Concern about voting system ahead of Afghanistan election

Campaigning has started in Afghanistan for next month’s parliamentary elections amid concerns that the much-delayed vote could be postponed again due to the uncertainty over new technology.

The vote for the lower house of parliament has been scheduled for October 20 – delayed by more than three years – and is seen as a test for the presidential elections that will take place in April.

New government measures hope to put an end to the previous issues they have faced. With election fraud now being a criminal offence, voting stations will be placed in public buildings and monitored.

Additionally, a new advanced voting system will be used.

The election commission said it has acquired more than 20,000 biometric devices for facial recognition and finger printing to prevent voter fraud, but only 4,000 have so far arrived in the country. The operators have not yet been trained.

Despite the issues, many still remain optimistic.

“The biometric system is good. Because many national identity cards are fake and there is fraud. Votes can be bought. It has a lot of impact on our lives,” Zubair Ghafoori, an Afghan student, told Al Jazeera.

Kabul, and other cities across the country, are now displaying colourful campaign posters. On election day, voters will be able to cast ballots at 21,011 polling stations.

Security challenge

Besides transparency, security also poses a big challenge, particularly with most of rural Afghanistan under the control of the Taliban which will not be taking part in elections.

Some 54,000 members of Afghanistan’s security forces will be responsible for protecting polling centres on election day.

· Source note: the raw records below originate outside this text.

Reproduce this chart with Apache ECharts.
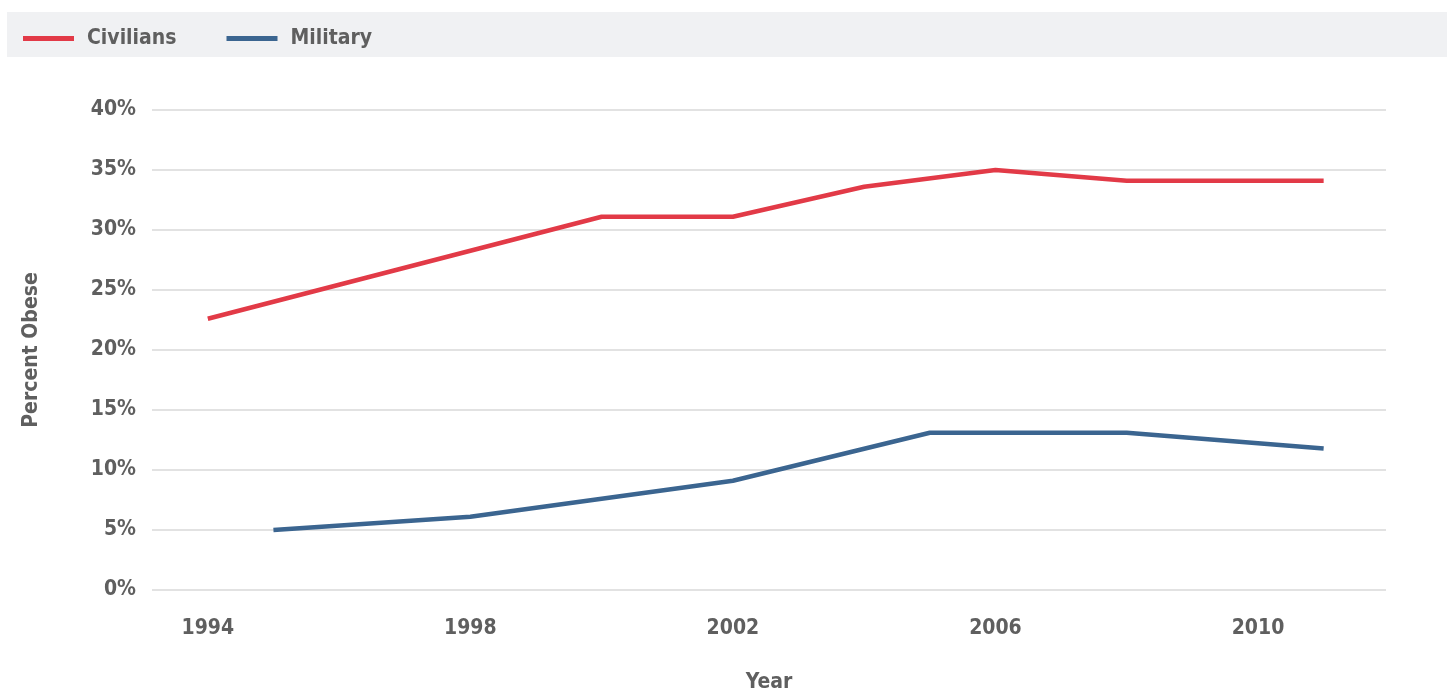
<!DOCTYPE html>
<html>
<head>
<meta charset="utf-8">
<script src="https://cdn.jsdelivr.net/npm/echarts@6/dist/echarts.min.js"></script>
<style>
  html, body { margin: 0; padding: 0; background: #fff; }
  #chart { width: 1450px; height: 694px; }
</style>
</head>
<body>
<div id="chart"></div>
<script>
// 数据
const civilianYears = [1994, 2000, 2002, 2004, 2006, 2008, 2011]
const civilianValues = [22.6, 31.1, 31.1, 33.6, 35.0, 34.1, 34.1]
const militaryYears = [1995, 1998, 2002, 2005, 2008, 2011]
const militaryValues = [5.0, 6.1, 9.1, 13.1, 13.1, 11.8]
const yearTicks = [1994, 1998, 2002, 2006, 2010]

const font = '"DejaVu Sans Condensed", "Liberation Sans Narrow", sans-serif'
const textColor = '#5f5f5f'

const toPairs = (xs, ys) => xs.map((x, i) => [x, ys[i]])

const myChart = echarts.init(document.getElementById('chart'))
const options = {
  animation: false,
  textStyle: { fontFamily: font },
  graphic: [{
    type: 'rect',
    left: 7,
    top: 12,
    z: -10,
    shape: { width: 1440, height: 45 },
    style: { fill: '#f0f1f3' }
  }],
  legend: {
    left: 18,
    top: 23,
    icon: 'rect',
    itemWidth: 51,
    itemHeight: 5,
    itemGap: 50,
    data: ['Civilians', 'Military'],
    textStyle: {
      fontFamily: font,
      fontSize: 21,
      fontWeight: 'bold',
      color: textColor,
      padding: [0, 0, 0, 8]
    }
  },
  grid: {
    left: 152,
    right: 64,
    top: 110,
    bottom: 104,
    outerBoundsMode: 'none'
  },
  xAxis: {
    type: 'value',
    min: 1993.15,
    max: 2011.95,
    name: 'Year',
    nameLocation: 'middle',
    nameGap: 82,
    nameTextStyle: { fontFamily: font, fontSize: 21, fontWeight: 'bold', color: textColor },
    axisLine: { show: false },
    axisTick: { show: false },
    splitLine: { show: false },
    axisLabel: {
      customValues: yearTicks,
      margin: 28,
      fontFamily: font,
      fontSize: 21,
      fontWeight: 'bold',
      color: textColor,
      formatter: v => String(v)
    }
  },
  yAxis: {
    type: 'value',
    min: 0,
    max: 40,
    interval: 5,
    name: 'Percent Obese',
    nameLocation: 'middle',
    nameRotate: 90,
    nameGap: 110,
    nameTextStyle: { fontFamily: font, fontSize: 21, fontWeight: 'bold', color: textColor },
    axisLine: { show: false },
    axisTick: { show: false },
    splitLine: { lineStyle: { color: '#d9d9d9', width: 1.5 } },
    axisLabel: {
      margin: 16,
      fontFamily: font,
      fontSize: 21,
      fontWeight: 'bold',
      color: textColor,
      formatter: '{value}%'
    }
  },
  series: [
    {
      name: 'Civilians',
      type: 'line',
      data: toPairs(civilianYears, civilianValues),
      symbol: 'none',
      lineStyle: { color: '#e23a47', width: 4.5 },
      itemStyle: { color: '#e23a47' }
    },
    {
      name: 'Military',
      type: 'line',
      data: toPairs(militaryYears, militaryValues),
      symbol: 'none',
      lineStyle: { color: '#3b6590', width: 4.5 },
      itemStyle: { color: '#3b6590' }
    }
  ]
}
myChart.setOption(options)
</script>
</body>
</html>
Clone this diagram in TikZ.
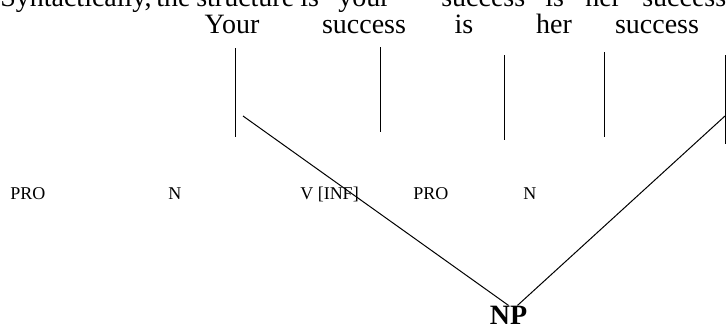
\documentclass[tikz,border=0pt]{standalone}
\usepackage{fontspec}
\setmainfont{Liberation Serif}
\usetikzlibrary{calc}

\begin{document}
\begin{tikzpicture}[x=0.75pt,y=-0.75pt,
		word/.style={anchor=base,inner sep=0pt,font=\fontsize{21}{25}\selectfont},
		cat/.style={anchor=base west,inner sep=0pt,font=\fontsize{13.5}{16}\selectfont},
		branch/.style={line width=0.75pt}]
		\useasboundingbox (0,0) rectangle (726,325);
		\clip (0,0) rectangle (726,325);
		% sentence line, cut off at the top
		\foreach \x/\w [count=\i] in {0/{Syntactically,},156/the,196/structure,300/is,338/your,441/success,545/is,585/her,642/success}
			\node[word,anchor=base west] (s\i) at (\x,6) {\w};
		% the words
		\node[word] (your) at (232,33) {Your};
		\node[word] (succ1) at (364,33) {success};
		\node[word] (is) at (464,33) {is};
		\node[word] (her) at (554,33) {her};
		\node[word] (succ2) at (657,33) {success};
		% stems
		\coordinate (t1) at (235,48);	\coordinate (b1) at (235,137);
		\coordinate (t2) at (380,47);	\coordinate (b2) at (380,132);
		\coordinate (t3) at (504,55);	\coordinate (b3) at (504,140);
		\coordinate (t4) at (604,52);	\coordinate (b4) at (604,137);
		\coordinate (t5) at (725,55);	\coordinate (b5) at (725,144);
		\foreach \i in {1,...,5}
			\draw[branch] (t\i) -- (b\i);
		% categories
		\node[cat] (pro1) at (10,199) {PRO};
		\node[cat] (n1) at (168,199) {N};
		\node[cat] (vinf) at (300,199) {V [INF]};
		\node[cat] (pro2) at (413,199) {PRO};
		\node[cat] (n2) at (523,199) {N};
		\node[word,font=\fontsize{21}{25}\selectfont\bfseries] (np) at (508.5,324) {NP};
		\coordinate (d1) at (243,116);
		\coordinate (d2) at (725,116);
		\draw[branch] (d1) -- (np.north);
		\draw[branch] (d2) -- ($(np.north)+(9,0)$);
\end{tikzpicture}
\end{document}
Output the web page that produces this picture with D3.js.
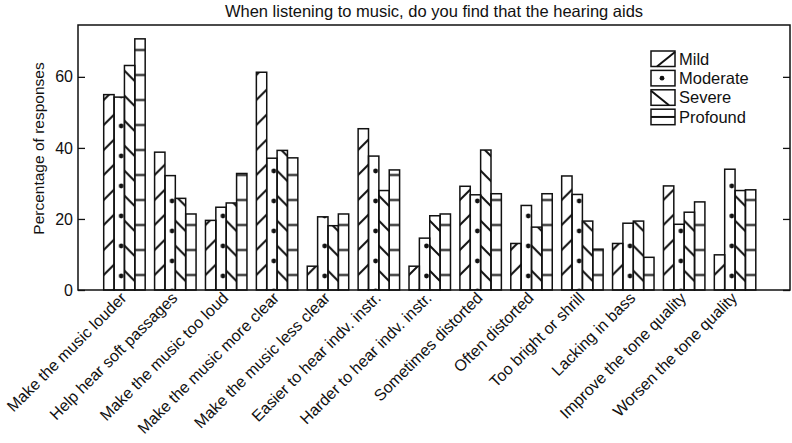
<!DOCTYPE html>
<html>
<head>
<meta charset="utf-8">
<script src="https://cdn.jsdelivr.net/npm/d3@7"></script>
<style>
  body { margin: 0; background: #fff; }
  svg { display: block; font-family: "Liberation Sans", Arial, Helvetica, sans-serif; }
</style>
</head>
<body>
<svg id="chart" width="792" height="443"></svg>
<script>
const categories = [
  "Make the music louder",
  "Help hear soft passages",
  "Make the music too loud",
  "Make the music more clear",
  "Make the music less clear",
  "Easier to hear indv. instr.",
  "Harder to hear indv. instr.",
  "Sometimes distorted",
  "Often distorted",
  "Too bright or shrill",
  "Lacking in bass",
  "Improve the tone quality",
  "Worsen the tone quality"
];
const seriesNames = ["Mild", "Moderate", "Severe", "Profound"];
const mild     = [55.0, 38.8, 19.6, 61.3, 6.7, 45.4, 6.7, 29.2, 13.1, 32.1, 13.1, 29.3, 9.9];
const moderate = [54.3, 32.2, 23.3, 37.1, 20.6, 37.7, 14.6, 26.8, 23.8, 26.9, 18.8, 18.5, 34.0];
const severe   = [63.2, 25.8, 24.5, 39.3, 18.1, 28.0, 20.9, 39.4, 17.7, 19.4, 19.4, 21.9, 28.0];
const profound = [70.7, 21.4, 32.8, 37.2, 21.4, 33.8, 21.4, 27.1, 27.1, 11.5, 9.2, 24.8, 28.2];
const yTicks = [0, 20, 40, 60];
const titleText = "When listening to music, do you find that the hearing aids";
const yLabel = "Percentage of responses";

const seriesValues = { Mild: mild, Moderate: moderate, Severe: severe, Profound: profound };

const svg = d3.select("#chart");
const pLeft = 78, pRight = 790, pTop = 25, pBottom = 290;

const x0 = d3.scaleBand().domain(categories).range([99, 760.5]).paddingInner(0.185).paddingOuter(0.0925);
const x1 = d3.scaleBand().domain(seriesNames).range([0, x0.bandwidth()]);
const y = d3.scaleLinear().domain([0, 74.6]).range([pBottom, pTop]);

// patterns
const defs = svg.append("defs");
const P = 25;
const pMild = defs.append("pattern").attr("id", "p-Mild").attr("patternUnits", "userSpaceOnUse")
  .attr("x", 0).attr("y", pTop).attr("width", P).attr("height", P);
pMild.append("path").attr("d", `M0,${P}L${P},0M-3,3L3,-3M${P-3},${P+3}L${P+3},${P-3}`)
  .attr("stroke", "#111").attr("stroke-width", 2).attr("fill", "none");

const pSev = defs.append("pattern").attr("id", "p-Severe").attr("patternUnits", "userSpaceOnUse")
  .attr("x", 0).attr("y", pTop).attr("width", P).attr("height", P);
pSev.append("path").attr("d", `M0,0L${P},${P}M-3,${P-3}L3,${P+3}M${P-3},-3L${P+3},3`)
  .attr("stroke", "#111").attr("stroke-width", 2).attr("fill", "none");

const pProf = defs.append("pattern").attr("id", "p-Profound").attr("patternUnits", "userSpaceOnUse")
  .attr("x", 0).attr("y", pTop + P / 2).attr("width", P).attr("height", P);
pProf.append("path").attr("d", `M-1,${P/2}H${P+1}`)
  .attr("stroke", "#111").attr("stroke-width", 2).attr("fill", "none");

// moderate dots: two phases alternating by group
const step = x0.step();
const modC0 = x0(categories[0]) + x1("Moderate") + x1.bandwidth() / 2;
[["a", 6], ["b", 21]].forEach(([k, cy]) => {
  const p = defs.append("pattern").attr("id", `p-Moderate-${k}`).attr("patternUnits", "userSpaceOnUse")
    .attr("x", modC0 - step / 2).attr("y", 0).attr("width", step).attr("height", 30);
  p.append("circle").attr("cx", step / 2).attr("cy", cy).attr("r", 2.4).attr("fill", "#111");
});

// title
svg.append("text").attr("x", (pLeft + pRight) / 2).attr("y", 17).attr("text-anchor", "middle")
  .attr("font-size", 16.5).attr("fill", "#111").text(titleText);

// bars
const groups = svg.append("g").selectAll("g").data(categories).join("g")
  .attr("transform", d => `translate(${x0(d)},0)`);
groups.selectAll("rect")
  .data((c, i) => seriesNames.map(s => ({ s, i, v: seriesValues[s][i] })))
  .join("rect")
  .attr("x", d => x1(d.s))
  .attr("y", d => y(d.v))
  .attr("width", x1.bandwidth())
  .attr("height", d => y(0) - y(d.v))
  .attr("fill", d => d.s === "Moderate" ? `url(#p-Moderate-${d.i % 2 ? "b" : "a"})` : `url(#p-${d.s})`)
  .attr("stroke", "#111")
  .attr("stroke-width", 1.5);

// frame
svg.append("rect").attr("x", pLeft).attr("y", pTop).attr("width", pRight - pLeft).attr("height", pBottom - pTop)
  .attr("fill", "none").attr("stroke", "#111").attr("stroke-width", 1.5);

// y axis (inward ticks) left and right
const yAxisL = svg.append("g").attr("transform", `translate(${pLeft},0)`)
  .call(d3.axisRight(y).tickValues(yTicks).tickSize(7).tickFormat(""));
yAxisL.select(".domain").remove();
yAxisL.selectAll("line").attr("stroke", "#111").attr("stroke-width", 1.3);
const yAxisR = svg.append("g").attr("transform", `translate(${pRight},0)`)
  .call(d3.axisLeft(y).tickValues(yTicks).tickSize(7).tickFormat(""));
yAxisR.select(".domain").remove();
yAxisR.selectAll("line").attr("stroke", "#111").attr("stroke-width", 1.3);

svg.append("g").selectAll("text").data(yTicks).join("text")
  .attr("x", pLeft - 5).attr("y", d => y(d)).attr("dy", "0.35em")
  .attr("text-anchor", "end").attr("font-size", 16).attr("fill", "#111").text(d => d);

svg.append("text").attr("transform", `translate(44,${(pTop + pBottom) / 2 - 9}) rotate(-90)`)
  .attr("text-anchor", "middle").attr("font-size", 15.5).attr("fill", "#111").text(yLabel);

// x labels
svg.append("g").selectAll("text").data(categories).join("text")
  .attr("transform", d => `translate(${x0(d) + x0.bandwidth() / 2 + 3},${pBottom + 9}) rotate(-45)`)
  .attr("text-anchor", "end").attr("font-size", 16).attr("fill", "#111").text(d => d);

// legend
const lg = svg.append("g").attr("transform", "translate(651,51)");
const rowH = 19.4, bw = 24, bh = 15.5;
const rows = lg.selectAll("g").data(seriesNames).join("g")
  .attr("transform", (d, i) => `translate(0,${i * rowH})`);
rows.append("rect").attr("width", bw).attr("height", bh).attr("fill", "#fff")
  .attr("stroke", "#111").attr("stroke-width", 1.5);
rows.each(function(d) {
  const g = d3.select(this);
  if (d === "Mild") g.append("line").attr("x1", 6).attr("y1", bh).attr("x2", bw).attr("y2", 1)
    .attr("stroke", "#111").attr("stroke-width", 2);
  if (d === "Moderate") g.append("circle").attr("cx", bw / 2 - 1).attr("cy", bh / 2).attr("r", 2.4).attr("fill", "#111");
  if (d === "Severe") g.append("line").attr("x1", 0).attr("y1", 1).attr("x2", bw - 6).attr("y2", bh)
    .attr("stroke", "#111").attr("stroke-width", 2);
  if (d === "Profound") g.append("line").attr("x1", 0).attr("y1", bh / 2).attr("x2", bw).attr("y2", bh / 2)
    .attr("stroke", "#111").attr("stroke-width", 2);
});
rows.append("text").attr("x", bw + 4).attr("y", bh - 2).attr("font-size", 16.5).attr("fill", "#111").text(d => d);
</script>
</body>
</html>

In August, the Taliban launched a large-scale attack that almost saw the fall of the government-controlled town of Ghazni. 

“The strength of the Taliban is in the weakness of the Afghan government and this is something that has emboldened the Taliban during the past couple of years. This is the reason why the US is now willing to negotiate directly with the Taliban,” Haroor Mir, a political analyst, told Al Jazeera.

Afghanistan is also heavily dependent on international military and economic assistance, which constituted an estimated four percent of its GDP in 2016, according to the Index of Economic Freedom.

Its living standards are among the lowest in the world, and most of its population is illiterate, with many workers waiting for poorly paid daily work in Kabul.

“Right now if Taliban or ISIS came here with a truck offering work, all of us would go with them, all of us,” said an Afghan citizen. “That’s because we don’t have money and we need to eat.”